Overall Analysis? 20 out of 30 teams, or TWO-THIRDS of NBA franchises have kept only 20% OR LESS of their players from three seasons ago. An even better way to look at it is that only 94 out 450 players, or about 21% of all players from the league in 2009-2010, still remain with the same team. I might be over-reacting, but that blows my mind. No wonder fans can't keep up with their teams and the league had an effed up lockout last season. How can fans build support for any team when they have an almost constant carousel of players coming and going? I can imagine the jersey sales for the franchises are fantastic with this concept in place, but how can fans develop real admiration for their players? Maybe I'm wrong about all of this though. Maybe we are simply supposed to just follow the machine and not the cogs that make it up. After all, we have recently learned, again, that building up our heroes too much can lead to major disappointment when they fall. And, by no means are any NBA organizations actually trying to become worse with these roster shuffles (although Michael Jordan is making a solid case for this in Charlotte). Yet, with all of these numbers before me, I can't help that - as a Knicks fan from Buffalo - I'm simply cheering for a color scheme or, even worse, a complete ass-hat of a human being in James Dolan.

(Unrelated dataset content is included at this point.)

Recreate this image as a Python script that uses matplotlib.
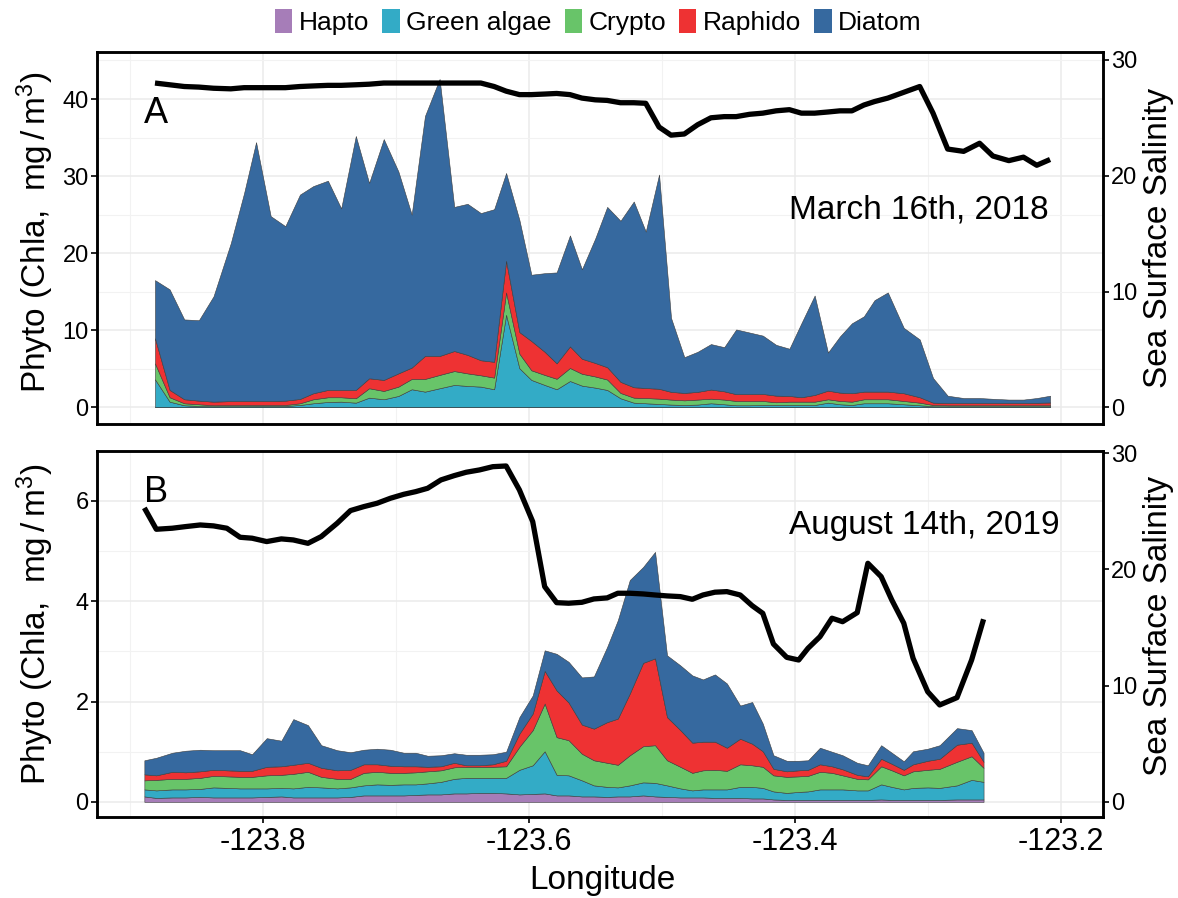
import matplotlib
matplotlib.use('Agg')
import matplotlib.pyplot as plt
from matplotlib.patches import Patch

plt.rcParams['font.family'] = ['Liberation Sans', 'DejaVu Sans']
plt.rcParams['mathtext.default'] = 'regular'
plt.rcParams['axes.unicode_minus'] = False

species = ['Hapto', 'Green algae', 'Crypto', 'Raphido', 'Diatom']
colors = ['#a67db8', '#33abc6', '#68c469', '#ee3233', '#36699f']

# March 16th, 2018 transect
lon_a = [-123.881, -123.870, -123.859, -123.848, -123.837, -123.824, -123.814, -123.805, -123.794, -123.783,
         -123.772, -123.762, -123.751, -123.741, -123.730, -123.720, -123.709, -123.698, -123.688, -123.678,
         -123.667, -123.656, -123.646, -123.636, -123.626, -123.617, -123.607, -123.598, -123.588, -123.579,
         -123.569, -123.560, -123.550, -123.541, -123.531, -123.521, -123.512, -123.502, -123.493, -123.483,
         -123.473, -123.463, -123.453, -123.444, -123.434, -123.424, -123.414, -123.404, -123.395, -123.385,
         -123.375, -123.366, -123.357, -123.348, -123.340, -123.330, -123.318, -123.306, -123.296, -123.285,
         -123.273, -123.261, -123.251, -123.239, -123.228, -123.218, -123.208]
hapto_a = [0.03, 0.03, 0.03, 0.03, 0.03, 0.03, 0.03, 0.03, 0.03, 0.03,
           0.03, 0.03, 0.03, 0.03, 0.03, 0.03, 0.03, 0.03, 0.03, 0.03,
           0.03, 0.03, 0.03, 0.03, 0.03, 0.03, 0.03, 0.03, 0.03, 0.03,
           0.03, 0.03, 0.03, 0.03, 0.03, 0.03, 0.03, 0.03, 0.03, 0.03,
           0.03, 0.03, 0.03, 0.03, 0.03, 0.03, 0.03, 0.03, 0.03, 0.03,
           0.03, 0.03, 0.03, 0.03, 0.03, 0.03, 0.03, 0.03, 0.03, 0.03,
           0.03, 0.03, 0.03, 0.03, 0.03, 0.03, 0.03]
green_a = [3.60, 0.70, 0.23, 0.14, 0.10, 0.12, 0.12, 0.14, 0.14, 0.14,
           0.27, 0.49, 0.66, 0.70, 0.57, 1.22, 1.01, 1.44, 2.31, 2.00,
           2.44, 2.87, 2.74, 2.65, 2.31, 11.97, 5.03, 3.52, 2.87, 2.31,
           3.38, 2.78, 2.52, 2.22, 1.14, 0.57, 0.49, 0.40, 0.32, 0.27,
           0.32, 0.49, 0.36, 0.23, 0.23, 0.27, 0.27, 0.27, 0.27, 0.27,
           0.57, 0.36, 0.27, 0.49, 0.49, 0.49, 0.36, 0.23, 0.10, 0.10,
           0.10, 0.10, 0.10, 0.10, 0.10, 0.10, 0.10]
crypto_a = [2.07, 0.57, 0.26, 0.22, 0.13, 0.13, 0.15, 0.13, 0.13, 0.13,
            0.22, 0.52, 0.61, 0.57, 0.57, 1.22, 1.08, 1.21, 1.34, 1.65,
            1.73, 1.80, 1.63, 1.47, 1.51, 2.90, 1.89, 1.25, 1.30, 1.36,
            1.69, 1.54, 1.45, 1.35, 0.69, 0.65, 0.68, 0.69, 0.65, 0.60,
            0.65, 0.60, 0.61, 0.56, 0.54, 0.52, 0.35, 0.43, 0.43, 0.43,
            0.44, 0.43, 0.43, 0.52, 0.52, 0.52, 0.43, 0.34, 0.17, 0.13,
            0.13, 0.13, 0.13, 0.13, 0.13, 0.13, 0.13]
raphido_a = [3.26, 0.95, 0.52, 0.47, 0.47, 0.52, 0.52, 0.52, 0.52, 0.56,
             0.56, 0.78, 0.95, 0.95, 1.08, 1.29, 1.43, 1.72, 1.47, 2.98,
             2.46, 2.60, 2.40, 1.95, 2.05, 4.10, 2.80, 3.80, 3.00, 2.00,
             2.80, 1.95, 1.75, 1.60, 1.44, 1.35, 1.30, 1.28, 1.00, 0.96,
             1.00, 1.18, 1.07, 0.88, 0.90, 0.91, 0.86, 0.74, 0.57, 0.87,
             1.12, 1.08, 1.09, 0.99, 0.99, 0.99, 1.00, 0.70, 0.30, 0.29,
             0.29, 0.29, 0.29, 0.29, 0.29, 0.32, 0.36]
diatom_a = [7.54, 13.05, 10.36, 10.44, 13.67, 20.50, 26.98, 33.58, 23.98, 22.64,
            26.52, 26.88, 27.15, 23.55, 32.95, 25.34, 31.25, 26.20, 19.85, 31.14,
            35.94, 18.70, 19.60, 19.10, 19.80, 11.40, 14.55, 8.60, 10.20, 11.80,
            14.40, 11.60, 16.15, 20.80, 20.90, 24.10, 20.30, 27.80, 9.60, 4.64,
            5.20, 5.90, 5.73, 8.40, 8.00, 7.57, 6.59, 6.13, 9.60, 12.90,
            4.94, 7.30, 9.08, 9.77, 11.87, 12.87, 8.48, 7.50, 3.20, 0.95,
            0.65, 0.65, 0.55, 0.45, 0.45, 0.62, 0.88]
sal_a = [28.0, 27.85, 27.7, 27.65, 27.55, 27.5, 27.6, 27.6, 27.6, 27.6,
         27.7, 27.75, 27.8, 27.8, 27.85, 27.9, 28.0, 28.0, 28.0, 28.0,
         28.0, 28.0, 28.0, 28.0, 27.7, 27.3, 27.0, 27.0, 27.05, 27.1,
         27.0, 26.7, 26.55, 26.5, 26.3, 26.3, 26.25, 24.2, 23.5, 23.6,
         24.4, 25.0, 25.1, 25.1, 25.3, 25.4, 25.6, 25.7, 25.4, 25.4,
         25.5, 25.6, 25.6, 26.1, 26.4, 26.7, 27.2, 27.7, 25.4, 22.3,
         22.1, 22.8, 21.7, 21.3, 21.6, 20.9, 21.4]

# August 14th, 2019 transect
lon_b = [-123.889, -123.880, -123.868, -123.858, -123.847, -123.837, -123.827, -123.817, -123.808, -123.797,
         -123.786, -123.777, -123.766, -123.756, -123.744, -123.734, -123.724, -123.714, -123.704, -123.694,
         -123.685, -123.676, -123.666, -123.656, -123.647, -123.637, -123.627, -123.617, -123.607, -123.597,
         -123.588, -123.579, -123.570, -123.560, -123.551, -123.541, -123.533, -123.524, -123.514, -123.505,
         -123.496, -123.486, -123.477, -123.469, -123.460, -123.451, -123.441, -123.432, -123.424, -123.416,
         -123.406, -123.397, -123.390, -123.381, -123.372, -123.364, -123.353, -123.345, -123.335, -123.327,
         -123.318, -123.311, -123.300, -123.291, -123.278, -123.267, -123.258]
hapto_b = [0.11, 0.08, 0.09, 0.09, 0.10, 0.09, 0.09, 0.09, 0.09, 0.10,
           0.11, 0.09, 0.09, 0.09, 0.09, 0.10, 0.13, 0.13, 0.13, 0.13,
           0.14, 0.15, 0.15, 0.17, 0.17, 0.18, 0.18, 0.17, 0.15, 0.16,
           0.17, 0.13, 0.13, 0.11, 0.11, 0.10, 0.11, 0.11, 0.13, 0.11,
           0.10, 0.09, 0.09, 0.09, 0.08, 0.08, 0.08, 0.07, 0.07, 0.05,
           0.04, 0.04, 0.04, 0.04, 0.04, 0.04, 0.04, 0.04, 0.05, 0.04,
           0.04, 0.04, 0.04, 0.04, 0.05, 0.05, 0.05]
green_b = [0.14, 0.15, 0.16, 0.16, 0.16, 0.20, 0.19, 0.18, 0.18, 0.17,
           0.17, 0.18, 0.21, 0.20, 0.18, 0.19, 0.20, 0.22, 0.21, 0.22,
           0.21, 0.22, 0.25, 0.29, 0.31, 0.30, 0.30, 0.31, 0.49, 0.57,
           0.84, 0.41, 0.40, 0.32, 0.22, 0.20, 0.18, 0.22, 0.26, 0.27,
           0.23, 0.18, 0.14, 0.16, 0.17, 0.17, 0.22, 0.23, 0.21, 0.16,
           0.14, 0.16, 0.17, 0.21, 0.21, 0.21, 0.19, 0.19, 0.30, 0.26,
           0.21, 0.24, 0.25, 0.24, 0.28, 0.39, 0.35]
crypto_b = [0.18, 0.21, 0.21, 0.21, 0.22, 0.23, 0.23, 0.23, 0.23, 0.26,
            0.26, 0.29, 0.30, 0.21, 0.19, 0.17, 0.25, 0.25, 0.24, 0.23,
            0.24, 0.24, 0.23, 0.23, 0.22, 0.22, 0.22, 0.23, 0.46, 0.70,
            0.95, 0.75, 0.70, 0.53, 0.50, 0.48, 0.45, 0.60, 0.72, 0.75,
            0.50, 0.43, 0.35, 0.38, 0.39, 0.37, 0.45, 0.43, 0.42, 0.32,
            0.32, 0.31, 0.31, 0.35, 0.33, 0.28, 0.23, 0.22, 0.36, 0.33,
            0.28, 0.33, 0.35, 0.38, 0.47, 0.47, 0.28]
raphido_b = [0.12, 0.09, 0.14, 0.13, 0.13, 0.12, 0.12, 0.12, 0.12, 0.17,
             0.17, 0.18, 0.18, 0.18, 0.17, 0.18, 0.17, 0.15, 0.14, 0.13,
             0.12, 0.09, 0.08, 0.09, 0.03, 0.03, 0.05, 0.11, 0.26, 0.33,
             0.65, 0.93, 0.75, 0.58, 0.63, 0.81, 0.92, 1.23, 1.66, 1.73,
             0.86, 0.73, 0.60, 0.57, 0.56, 0.46, 0.51, 0.43, 0.31, 0.13,
             0.11, 0.12, 0.12, 0.15, 0.13, 0.12, 0.08, 0.06, 0.15, 0.13,
             0.11, 0.14, 0.18, 0.20, 0.34, 0.27, 0.12]
diatom_b = [0.28, 0.35, 0.38, 0.43, 0.43, 0.39, 0.40, 0.41, 0.33, 0.57,
            0.51, 0.91, 0.75, 0.45, 0.40, 0.35, 0.29, 0.31, 0.32, 0.27,
            0.27, 0.22, 0.22, 0.19, 0.21, 0.21, 0.20, 0.18, 0.33, 0.36,
            0.41, 0.73, 0.81, 0.94, 1.04, 1.50, 1.96, 2.26, 1.91, 2.12,
            1.23, 1.29, 1.34, 1.24, 1.34, 1.28, 0.66, 0.83, 0.55, 0.27,
            0.21, 0.19, 0.19, 0.33, 0.29, 0.28, 0.24, 0.22, 0.27, 0.22,
            0.17, 0.26, 0.24, 0.27, 0.33, 0.25, 0.18]
sal_b = [25.3, 23.46, 23.55, 23.69, 23.83, 23.75, 23.55, 22.77, 22.69, 22.4,
         22.63, 22.54, 22.25, 22.83, 23.98, 25.07, 25.41, 25.7, 26.13, 26.47,
         26.7, 26.99, 27.71, 28.08, 28.37, 28.57, 28.85, 28.91, 26.85, 24.12,
         18.52, 17.14, 17.09, 17.17, 17.46, 17.55, 17.95, 17.95, 17.89, 17.8,
         17.72, 17.66, 17.43, 17.8, 18.04, 18.09, 17.8, 16.88, 16.22, 13.58,
         12.43, 12.2, 13.21, 14.21, 15.8, 15.5, 16.28, 20.53, 19.38, 17.37,
         15.37, 12.35, 9.47, 8.33, 8.96, 12.2, 15.71]

x_major = [-123.8, -123.6, -123.4, -123.2]
x_minor = [-123.9, -123.7, -123.5, -123.3]
xlim = (-123.9246, -123.1682)

fig = plt.figure(figsize=(11.78, 8.98), dpi=100)
W, H = 1178, 898
ax_a = fig.add_axes([97 / W, 1 - 424 / H, 1006 / W, 372 / H])
ax_b = fig.add_axes([97 / W, 1 - 817 / H, 1006 / W, 366 / H])


def draw_panel(ax, lon, layers, sal, ylim, yticks, yminor, sal_lim, letter, letter_y, date, date_y, show_x):
    ax.stackplot(lon, *layers, colors=colors, edgecolor='#3c3c3c', linewidth=0.4)
    ax.set_xlim(*xlim)
    ax.set_ylim(*ylim)
    ax.set_xticks(x_major)
    ax.set_xticks(x_minor, minor=True)
    ax.set_yticks(yticks)
    ax.set_yticks(yminor, minor=True)
    ax.grid(which='major', color='#ebebeb', lw=1.1)
    ax.grid(which='minor', color='#f2f2f2', lw=0.8)
    ax.set_axisbelow(True)
    ax.tick_params(which='minor', length=0)
    ax.tick_params(axis='y', labelsize=17, length=4, width=1.2, pad=2, colors='black')
    if show_x:
        ax.set_xticklabels(['-123.8', '-123.6', '-123.4', '-123.2'])
        ax.tick_params(axis='x', labelsize=22, length=4, width=1.2, pad=3)
    else:
        ax.tick_params(axis='x', length=0, labelbottom=False)
    for s in ax.spines.values():
        s.set_linewidth(1.8)
    ax.text(letter_x, letter_y, letter, fontsize=26, ha='left', va='center')
    ax.text(-123.404, date_y, date, fontsize=24, ha='left', va='center')

    axr = ax.twinx()
    axr.plot(lon, sal, color='black', lw=3.8, solid_joinstyle='round', solid_capstyle='butt')
    axr.set_ylim(*sal_lim)
    axr.set_yticks([0, 10, 20, 30])
    axr.tick_params(axis='y', labelsize=17, length=4, width=1.2, pad=2)
    for s in axr.spines.values():
        s.set_linewidth(1.8)
    return axr


letter_x = -123.889
draw_panel(ax_a, lon_a, [hapto_a, green_a, crypto_a, raphido_a, diatom_a], sal_a,
           (-2.17, 46.1), [0, 10, 20, 30, 40], [5, 15, 25, 35, 45], (-1.44, 30.68),
           'A', 38.1, 'March 16th, 2018', 25.6, False)
draw_panel(ax_b, lon_b, [hapto_b, green_b, crypto_b, raphido_b, diatom_b], sal_b,
           (-0.30, 6.99), [0, 2, 4, 6], [1, 3, 5], (-1.32, 30.2),
           'B', 6.17, 'August 14th, 2019', 5.51, True)

ylab = 'Phyto (Chla,  mg$\\,/\\,$m$^{3}$)'
fig.text(35 / W, 1 - 232 / H, ylab, rotation=90, ha='center', va='center', fontsize=24)
fig.text(35 / W, 1 - 624 / H, ylab, rotation=90, ha='center', va='center', fontsize=24)
fig.text(1158 / W, 1 - 238 / H, 'Sea Surface Salinity', rotation=90, ha='center', va='center', fontsize=24)
fig.text(1158 / W, 1 - 626 / H, 'Sea Surface Salinity', rotation=90, ha='center', va='center', fontsize=24)
fig.text(602 / W, 1 - 880 / H, 'Longitude', ha='center', va='center', fontsize=24)

handles = [Patch(facecolor=c, edgecolor='none', label=s) for s, c in zip(species, colors)]
fig.legend(handles=handles, loc='center', bbox_to_anchor=(0.508, 1 - 22 / H), ncol=5, frameon=False,
           fontsize=19, handlelength=0.65, handleheight=1.0, handletextpad=0.25, columnspacing=0.5)

fig.savefig('out.png', dpi=100)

This is definitely going to plague me in the upcoming season. I still plan on cheering for the Knicks, mostly because I'm stubborn and once I decide on something I rarely back down, but also because I'm very much a New Yorker now and I do like guys on the roster like Iman Shumpert, Ray Felton, and Tyson Chandler. But, lingering in the background of my mind, there's that constant visual I'm getting of douche-bag James Dolan sitting behind a desk, counting money and throwing darts at a Jeremy Lin picture on a chalkboard. Does he or, more importantly, the NBA really care about fans? Or is it all about the money?
Dumb question. We all know the answer already.